土崎空襲から80年 戦争の記憶を次の世代へ
日本最後の空襲のひとつ土崎空襲から80年です。秋田市では犠牲者を追悼する式典が行われ参列者が平和への誓いを新たにしました。
土崎空襲でアメリカ軍が攻撃目標としたのが当時、国内の石油産業の要とも言われた日本石油秋田製油所でした。
終戦前夜から翌日の未明にかけて1万2000発余りの爆弾が落とされ250人以上が犠牲になったとされています。
記憶の継承に取り組む市民団体 土崎港被爆市民会議の伊藤津紀子さん、4歳で土崎空襲を経験しました。
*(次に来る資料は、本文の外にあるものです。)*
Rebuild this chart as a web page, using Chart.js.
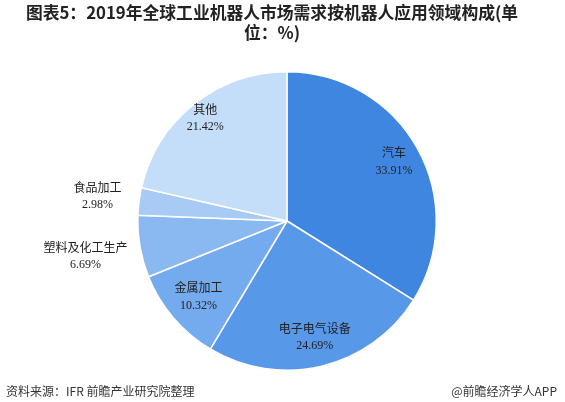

会長で夫の紀久夫さんと共に語り部活動を続けています。
伊藤津紀子さん 「私学校に行ってどうですかみなさんのところのおばあさんおじいさんに聞いてって言っても、最近はもうそういう人がいなくなってきてるからね。だからやっぱり大切だなと私の役目としてこれからもやっていかなきゃそういうことで、頑張っていかなければいけないなと思ってる」
戦争の記憶を次の世代に伝えるために。
式典で犠牲者を悼む音色を響かせるのは砲弾の薬きょうなどを溶かしてつくられた「平和の鐘」です。
土崎港被爆市民会議 伊藤紀久夫会長「不幸にして犠牲になられた方々にはまとめられた数字ではなくこの世に生まれてきた証、それぞれに個人の尊厳が込められた名前があり喜怒哀楽のある人生があるはずでした。それが突然奪われさぞ悔しく、無念だったろうと思います。これからも市民の皆様とともに土崎の地から犠牲者の追悼と平和の声を発信していくことを誓い、あいさつといたします」
式典には遺族も参列しました。
秋田市に住む冨樫智英さん(88)は当時生後10か月だった弟・勇英くんを空襲で亡くしました。
「子どもがおんぶされてあったから爆風で、、薄れることはないです。思い出はね。」
宮城に住む木村哲也さん(53)の祖父・政治さんは日本石油秋田製油所に勤めていて亡くなりました。
「この空襲が最後の空襲っていうことに今後もなっていかなければいけないと」
平和の鐘をつくった熊谷恭孝さんの孫で小学6年生の旭悠斗さんは自らの思いを伝えました。
「鐘を鳴らして平和を願っているだけでは平和はやってきません。平和は、今生きている僕たちがつくっていくものだと思います。そのためには過去の戦争の歴史を知り、何が起こっているのかを知ることが必要だと思います。」
土崎空襲から80年。参列者が平和への誓いを新たにしました。